The role of compression in cryptosystems

Matt Blaze mab at research.att.com
Tue May 29 10:39:39 EDT 2001


...
> This recommendation is based on the following general principle:
> 
>          Any cipher applied to well-compressed data is much
>          harder to cryptanalyze than the same cipher applied to
>          uncompressed plaintext.
> 
> As an illustration, a block of well-compressed text encrypted by single-DES 
> would be secure against EFF's DES cracker (whereas a block of uncompressed 
> text is not).  http://www.eff.org/descracker/
> 
> This principle is based on information theory, specifically the idea of 
> unicity distance.  Note that these days the security of a typical crypto 
> scheme is explained in terms of _complexity theory_ (the assertion that 
> cryptanalysis is computationally infeasible), whereas information theory is 
> a completely different kettle of fish.
> 
> And while we're on the subject:  the module that compresses the data should 
> add a goodly percentage of random cryptologic nulls (no, I don't mean ASCII 
> NULs).  The decompressor of course removes them.
> 
> 
> To decide whether or not this principle is important, we can consider three 
> cases:
>   a) In the case where the cipher is really weak and the adversary has lots 
> of ciphertext to work with, pre-encipherment precautions (such as 
> compressing + adding nulls) won't save the day.  No compressor is perfect, 
> so the unicity distance is never infinite.
>   b) There is a vast middle ground where such precautions can increase the 
> adversary's workload by a large factor (thousands) while increasing the 
> good guy's workload by only slightly.
>   c) In the case where the cipher is really strong, further strengthening 
> is just lily-gilding.
> 
...

While I agree in principle that plaintext with a high information content
probably makes it harder to mount a ciphertext-only attack against most
(non-randomized, at least) secret-key cryptosystems, I'm not at all
convinced that the security benefits outweigh even very small costs
in practice.

I've found that a great many complete communications systems (including the
application layer) make it fairly easy, somewhere in the protocol stack,
for an attacker to introduce chosen plaintext or use an endpoint
as a chosen-ciphertext oracle, and I've never met a real system that
doesn't make it easy to learn or guess known plaintext.

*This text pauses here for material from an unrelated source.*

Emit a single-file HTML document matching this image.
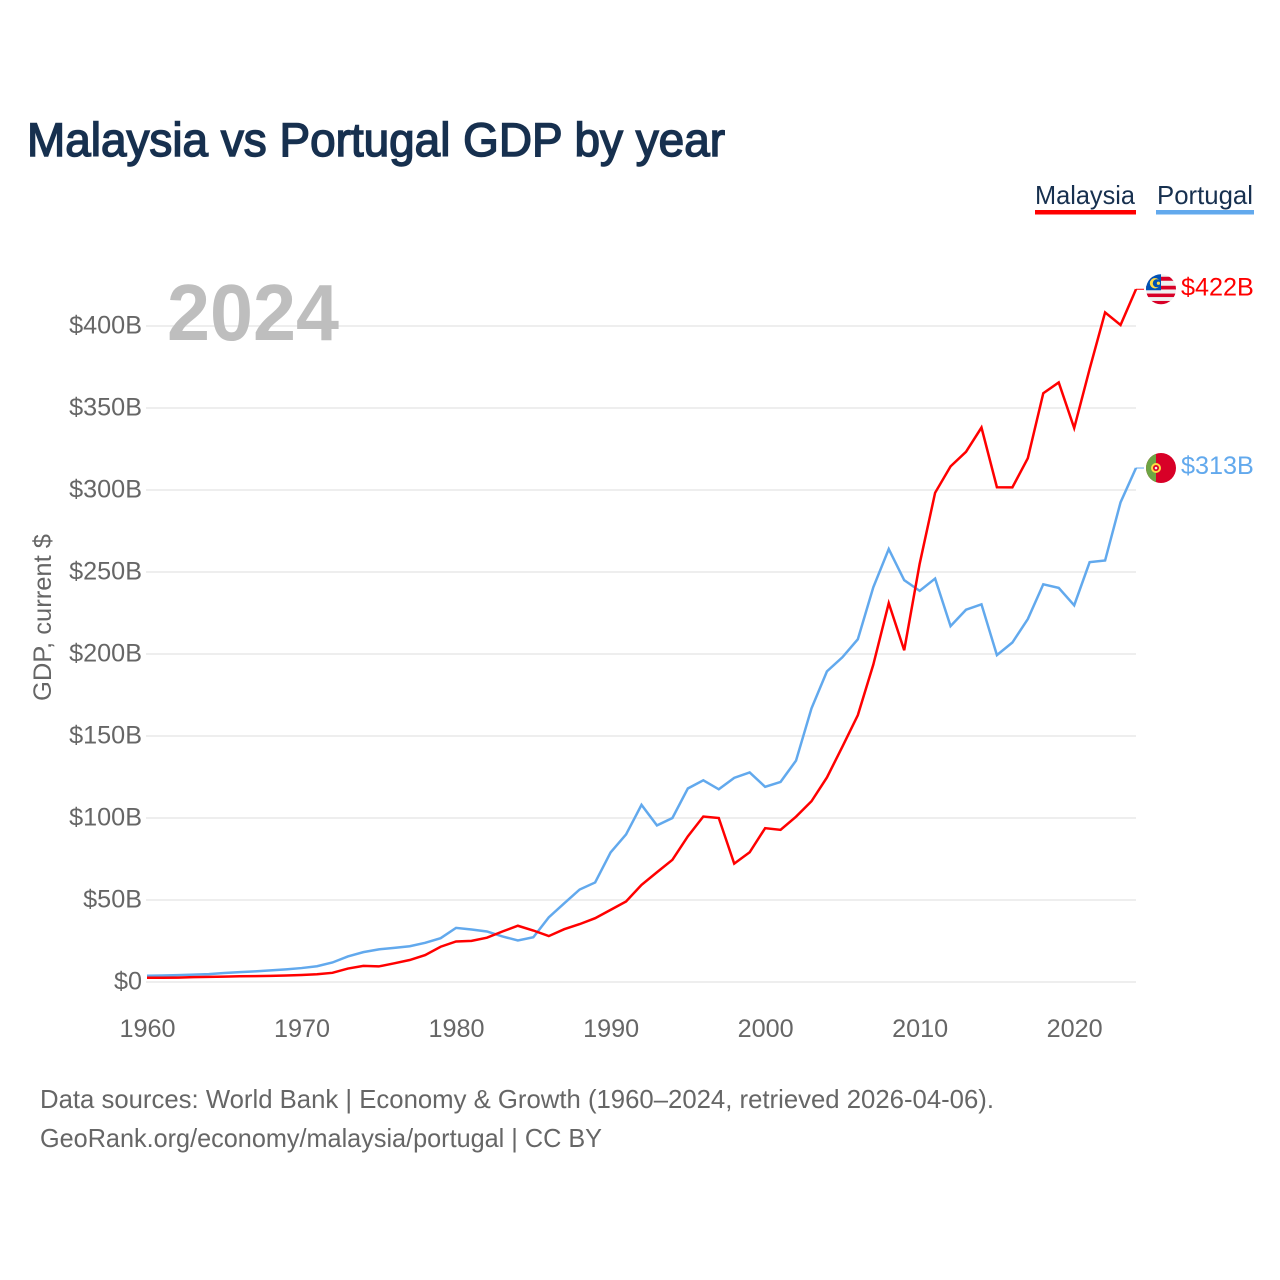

Adding a compression layer just doesn't help under such conditions.  In
fact, it may even hurt, when the risks that come with added engineering
complexity are considered.  The bottom line is that if you don't have a
cipher that can withstand all those seemingly silly attack models about
which cryptologists worry so much, you've got problems in theory.  And in
practice, you've got even worse problems.